VITAMINA MAZZARRI PER IL NUOVO TORO
Finalmente nel Torino ho visto un barlume di squadra. La cosa che più mi è piaciuta di Mazzarri è che non ha cambiato modulo, dimostrando umiltà e coraggio allo stesso tempo. Con il presuntuoso Mihajlovic c’erano soltanto giocate di pochi (Ljajic e Iago Falque). Tifavo per Gasperini, uno dei migliori allenatori, ma quello che mi ha sempre colpito di Mazzarri è il suo staff, capace di far rendere fisicamente sempre al meglio i giocatori. Ora vedremo le prossime partite, ma quello che più conta è che la squadra, al di là del modulo, abbia un’anima, come in parte si è già visto contro il Bologna.
Giorgio Calvi, Ventotene (Latina)
Un allenatore non si giudica da una partita, tanto meno la prima, ma dalla sua carriera. E allora benvenuto a Mazzarri sulla panchina del Torino e più in generale bentornato nel calcio italiano. Visto che il presidente Percassi non ha alcuna intenzione di liberare Gasperini a fine stagione, il suo collega granata Cairo non poteva fare una scelta migliore, nel momento migliore, per il presente e per il futuro. Ma, a scanso di equivoci, Mazzarri non può essere considerato una seconda scelta. Semmai una scelta ritardata, perché Cairo lo avrebbe voluto già dieci anni fa, prima del suo ottimo lavoro alla Samp, al Napoli dove subentrò in corsa come stavolta, e all’Inter. Sì, anche all’Inter, contrariamente a quanto suggeriscono i luoghi comuni, perché Mazzarri dopo la deludente stagione di Stramaccioni, arrivato soltanto nono (peggior piazzamento della gestione Moratti) aveva riportato i nerazzurri in Europa chiudendo al quinto posto. E la stagione successiva, quando fu esonerato nel momento più difficile a livello societario per la staffetta Moratti-Thohir, l’Inter senza grandi acquisti, con i vari Dodò, Vidic, M’Vila, Kuzmanovic e Osvaldo, che non poteva permettersi di spendere tre milioni per Rolando, era nona ma ad appena tre punti dal quinto posto della Lazio, ancora in corsa in Coppa Italia ed Europa League e con la possibilità di scavalcare il Milan nella giornata successiva. Per la storia, spesso dimenticata, il suo acclamato successore Mancini, nonostante i cinque rinforzi invernali (Podolski, Shaqiri, Brozovic, Santon e Felipe) ha poi chiuso soltanto all’ottavo posto, senza Europa, eliminato nelle due coppe.

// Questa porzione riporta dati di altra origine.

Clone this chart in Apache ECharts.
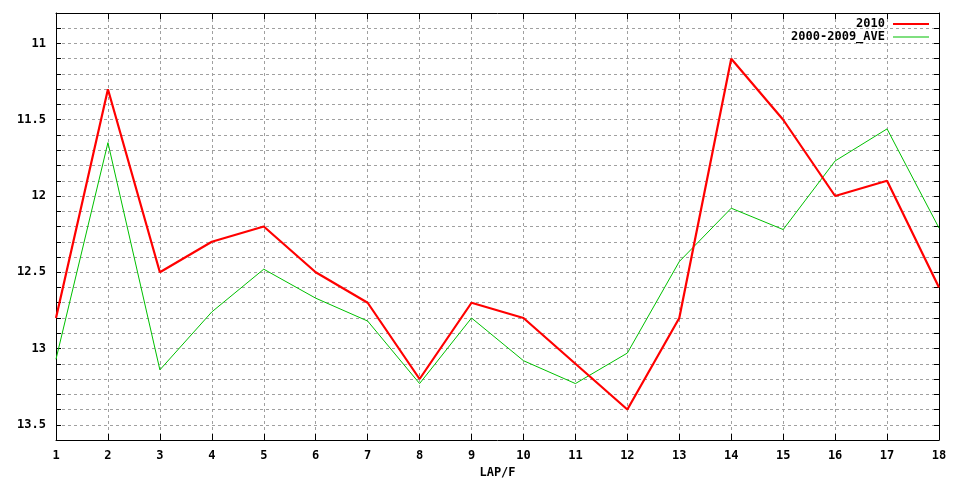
<!DOCTYPE html>
<html>
<head>
<meta charset="utf-8">
<script src="https://cdn.jsdelivr.net/npm/echarts@6/dist/echarts.min.js"></script>
<style>html,body{margin:0;padding:0;background:#fff;}#c{width:960px;height:480px;}</style>
</head>
<body>
<div id="c"></div>
<script>
var laps = [1,2,3,4,5,6,7,8,9,10,11,12,13,14,15,16,17,18];
var series2010 = [12.8,11.3,12.5,12.3,12.2,12.5,12.7,13.2,12.7,12.8,13.1,13.4,12.8,11.1,11.5,12.0,11.9,12.6];
var seriesAve = [13.07,11.65,13.14,12.76,12.48,12.67,12.82,13.23,12.80,13.08,13.23,13.03,12.43,12.08,12.22,11.77,11.56,12.21];
var seriesNames = ['2010','2000-2009_AVE'];
var xAxisName = 'LAP/F';

var font = 'DejaVu Sans Mono';
function pairs(vals){ return laps.map(function(x,i){ return [x, vals[i]]; }); }
function yLabel(v){
  var r = Math.round(v*2);
  if (Math.abs(v*2 - r) < 1e-6) { var s = (r/2); return String(s); }
  return '';
}
var chart = echarts.init(document.getElementById('c'), null, {renderer:'canvas'});
var gridLine = {show:true, lineStyle:{color:'#a0a0a0', type:[3,3], width:1}};
chart.setOption({
  animation:false,
  backgroundColor:'#fff',
  grid:{left:56, right:21, top:13, bottom:40, show:false, containLabel:false, outerBoundsMode:'none'},
  legend:{
    orient:'vertical', right:26, top:13, align:'right', itemGap:1,
    itemWidth:36, itemHeight:11,
    textStyle:{fontFamily:font, fontWeight:'bold', fontSize:12, color:'#000', padding:[0,3,0,0]},
    data:[
      {name:seriesNames[0], icon:'path://M0,4.5 L36,4.5 L36,6.5 L0,6.5 Z', itemStyle:{color:'#ff0000'}},
      {name:seriesNames[1], icon:'path://M0,5 L36,5 L36,6 L0,6 Z', itemStyle:{color:'#00c000'}}
    ]
  },
  xAxis:[{
    type:'value', min:1, max:18, interval:1, position:'bottom',
    name:xAxisName, nameLocation:'middle', nameGap:27,
    nameTextStyle:{fontFamily:font, fontWeight:'bold', fontSize:12, color:'#000'},
    axisLine:{show:true, onZero:false, lineStyle:{color:'#000', width:1}},
    axisTick:{show:true, inside:true, length:6, lineStyle:{color:'#000'}},
    axisLabel:{fontFamily:font, fontWeight:'bold', fontSize:12, color:'#000', margin:10},
    splitLine:gridLine
  },{
    type:'value', min:1, max:18, interval:1, position:'top',
    axisLine:{show:true, onZero:false, lineStyle:{color:'#000', width:1}},
    axisTick:{show:true, inside:true, length:6, lineStyle:{color:'#000'}},
    axisLabel:{show:false}, splitLine:{show:false}
  }],
  yAxis:[{
    type:'value', inverse:true, min:10.8, max:13.6, interval:0.1, position:'left',
    axisLine:{show:true, onZero:false, lineStyle:{color:'#000', width:1}},
    axisTick:{show:true, inside:true, length:5, lineStyle:{color:'#000'}},
    axisLabel:{fontFamily:font, fontWeight:'bold', fontSize:12, color:'#000', margin:10,
      formatter:yLabel, showMinLabel:false, showMaxLabel:false},
    splitLine:gridLine
  },{
    type:'value', inverse:true, min:10.8, max:13.6, interval:0.1, position:'right',
    axisLine:{show:true, onZero:false, lineStyle:{color:'#000', width:1}},
    axisTick:{show:true, inside:true, length:5, lineStyle:{color:'#000'}},
    axisLabel:{show:false}, splitLine:{show:false}
  }],
  series:[
    {name:seriesNames[0], type:'line', data:pairs(series2010), symbol:'none',
     lineStyle:{color:'#ff0000', width:2.2}, itemStyle:{color:'#ff0000'}, z:3},
    {name:seriesNames[1], type:'line', data:pairs(seriesAve), symbol:'none',
     lineStyle:{color:'#00c000', width:1}, itemStyle:{color:'#00c000'}, z:2}
  ]
});
</script>
</body>
</html>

Abituato a lavorare giorno e notte, Mazzarri sfrutterà questa settimana senza allenamenti per conoscere a fondo, nei filmati e nelle relazioni, le caratteristiche e le condizioni dei suoi giocatori, grazie all’esperienza del medico Rudy Tavana e al suo eccellente e affiatato staff, di cui fanno parte il vice Frustalupi, il preparatore atletico Pondrelli, i collaboratori Corradini, Miggiano, Nitti e il coordinatore dell’area tecnica Santoro, il suo fidatissimo dirigente che tra l’altro scoprì Insigne. I dettagli sono importanti, come ripete spesso Cairo, e nel calcio proprio con la cura dei particolari si crea l’anima della squadra, da non confondere con la grinta e tantomeno con i moduli. Mazzarri, infatti, come ricorda il signor Calvi, al suo esordio è partito con la stessa difesa a quattro utilizzata da Mihajlovic, perché non ha soltanto un’idea tattica. Semmai ha fretta di entrare nella testa dei giocatori, per riuscire a farli esprimere al massimo. Non a caso lo svizzero Dzemaili, tra l’altro ex Toro, ci ha detto recentemente che Mazzarri, con cui giocò a Napoli, è stato il miglior allenatore avuto in carriera, perché con lui tutti conoscono le caratteristiche degli avversari e così vanno in campo sapendo che cosa fare. A questo punto, quindi, ai tanti tifosi del Toro sparsi in Italia, isole comprese, non rimane che aspettare con fiducia. Perché Mazzarri è l’allenatore giusto al posto giusto. In attesa che torni un certo Belotti, per far decollare definitivamente il nuovo Toro con la nuova anima.